An investigation by Elizabeth Police Department Detectives Paul Tillotson and James Szpond, as well as New Jersey Transit Police Department Detectives Ruben Mendez, Mike Valido, and Jonathan White resulted in Dawson being identified as a suspect in the case, and he was arrested without incident on Wednesday, February 13, then lodged in Union County Jail.
The victim, now approximately seven months pregnant, read a statement into the record during Friday’s sentencing hearing as about two dozen NJ Transit colleagues who were present to support her looked on.
She described the attack as causing both physical and emotional distress, noting that she had only just recently returned to work.

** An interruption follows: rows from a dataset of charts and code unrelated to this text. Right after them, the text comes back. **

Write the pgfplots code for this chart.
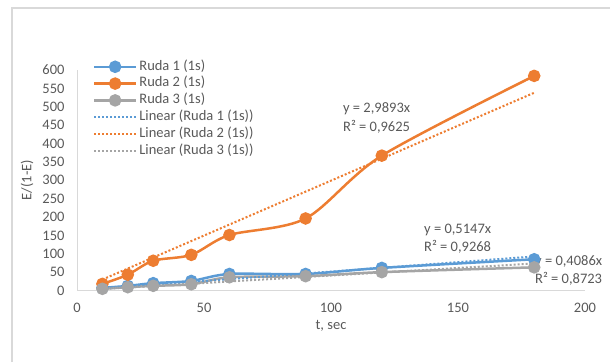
\documentclass[border=0pt]{standalone}
\usepackage{pgfplots}
\pgfplotsset{compat=1.18}
\usepackage{fontspec}
\setmainfont{Carlito}
\definecolor{cblue}{HTML}{5B9BD5}
\definecolor{corange}{HTML}{ED7D31}
\definecolor{cgray}{HTML}{A5A5A5}
\definecolor{ctext}{HTML}{595959}
\definecolor{cline}{HTML}{D9D9D9}
\begin{document}
\begin{tikzpicture}
\path[use as bounding box] (0,0) rectangle (610pt,362pt);
\draw[cline, line width=1.5pt] (12pt,0) -- (12pt,354pt) -- (610pt,354pt);
\begin{axis}[
  at={(77pt,71.5pt)}, anchor=south west,
  scale only axis, width=508pt, height=220.5pt,
  xmin=0, xmax=200, ymin=0, ymax=600,
  xtick={0,50,...,200}, ytick={0,50,...,600},
  axis lines=left, axis line style={draw=cline, line width=1pt, -},
  major tick length=0pt,
  font=\fontsize{14.5pt}{17pt}\selectfont,
  tick label style={text=ctext},
  /pgf/number format/assume math mode=true,
  yticklabel style={xshift=-9pt},
  xticklabel style={yshift=-9pt},
  xlabel={t, sec}, ylabel={E/(1-E)},
  every axis x label/.style={at={(axis description cs:0.5,-0.161)}, anchor=center, text=ctext},
  every axis y label/.style={at={(axis description cs:-0.0984,0.501)}, anchor=center, rotate=90, text=ctext},
  legend cell align=left,
  legend style={draw=none, fill=none, at={(axis description cs:0.025,1.062)}, anchor=north west,
    text=ctext, row sep=0.3pt, nodes={inner sep=2pt, text height=9.5pt, text depth=3pt}},
  legend image code/.code={\draw[#1, mark repeat=2, mark phase=2] plot coordinates {(0pt,0pt) (21pt,0pt) (42pt,0pt)};},
  clip=false,
]
\addplot[cblue, line width=2.5pt, smooth, tension=0.5, mark=*, mark size=5pt, mark options={solid}]
 coordinates {(10,7) (20,12.5) (30,20) (45,26) (60,45) (90,45) (120,61.5) (180,85)};
\addlegendentry{Ruda 1 (1s)}
\addplot[corange, line width=2.5pt, smooth, tension=0.5, mark=*, mark size=5pt, mark options={solid}]
 coordinates {(10,18) (20,43) (30,81) (45,97) (60,151) (90,196) (120,367) (180,584)};
\addlegendentry{Ruda 2 (1s)}
\addplot[cgray, line width=2.5pt, smooth, tension=0.5, mark=*, mark size=5pt, mark options={solid}]
 coordinates {(10,4.6) (20,9) (30,12.7) (45,17) (60,36) (90,39) (120,50) (180,63)};
\addlegendentry{Ruda 3 (1s)}
\addplot[cblue, line width=2pt, dash pattern=on 2pt off 2pt]
 coordinates {(10,5.147) (180,92.646)};
\addlegendentry{Linear (Ruda 1 (1s))}
\addplot[corange, line width=2pt, dash pattern=on 2pt off 2pt]
 coordinates {(10,29.893) (180,538.074)};
\addlegendentry{Linear (Ruda 2 (1s))}
\addplot[cgray, line width=2pt, dash pattern=on 2pt off 2pt]
 coordinates {(10,4.086) (180,73.548)};
\addlegendentry{Linear (Ruda 3 (1s))}
\node[anchor=west, text=ctext, inner sep=0pt] at (axis cs:104.7,494) {y = 2,9893x};
\node[anchor=west, text=ctext, inner sep=0pt] at (axis cs:104.7,445) {R² = 0,9625};
\node[anchor=west, text=ctext, inner sep=0pt] at (axis cs:136.6,165.6) {y = 0,5147x};
\node[anchor=west, text=ctext, inner sep=0pt] at (axis cs:136.6,119.5) {R² = 0,9268};
\node[anchor=west, text=ctext, inner sep=0pt] at (axis cs:180.3,78.7) {y = 0,4086x};
\node[anchor=west, text=ctext, inner sep=0pt] at (axis cs:180.3,32.6) {R² = 0,8723};
\end{axis}
\end{tikzpicture}
\end{document}
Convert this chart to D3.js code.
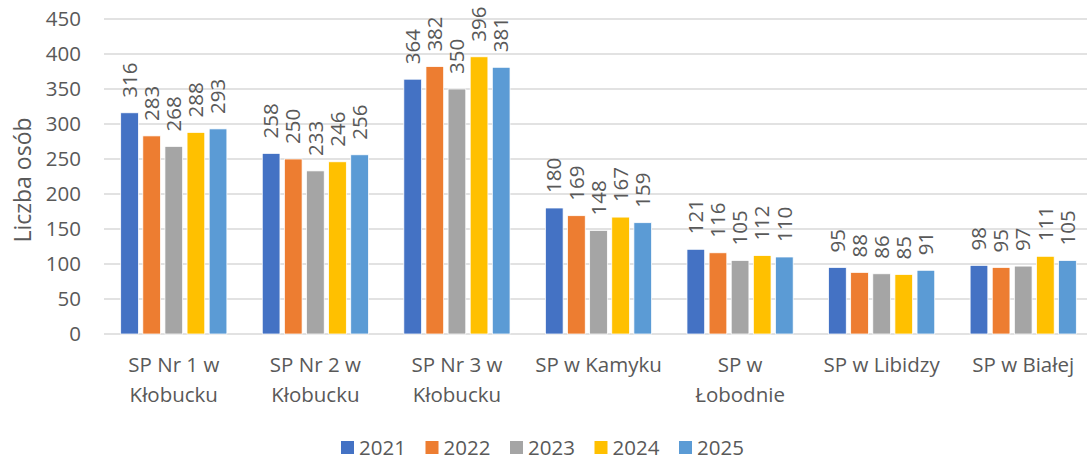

“I cried the whole night,” she said of the period just after the assault. “It was a nightmare I could not wake up from. I didn’t know how to explain to my daughter what happened.”
Hummel noted that Dawson has been arrested more than 40 times in his life, has 13 felony convictions, had been out of prison for barely four months when the attack took place, and was arrested and charged with committing a burglary in Elizabeth less than a month after being released following his February arrest, pending Friday’s sentencing.
Third-degree crimes are typically punishable by three to five years in state prison, but Dawson was eligible for an extended term, having been designated a persistent offender.
“Society needs to be protected from this defendant,” Hummel said, noting that Dawson himself described the assault as occurring because “she (the victim) got an attitude with me.”
“There’s nothing that she could have said,” Walsh remarked, “that meant she deserved being beaten about the head.”
Dawson apologized to the victim prior to sentencing, saying he “wasn’t in (his) right mind” at the time of the incident due to being intoxicated, although Hummel pointed out that today marked the first time the defendant had made that claim.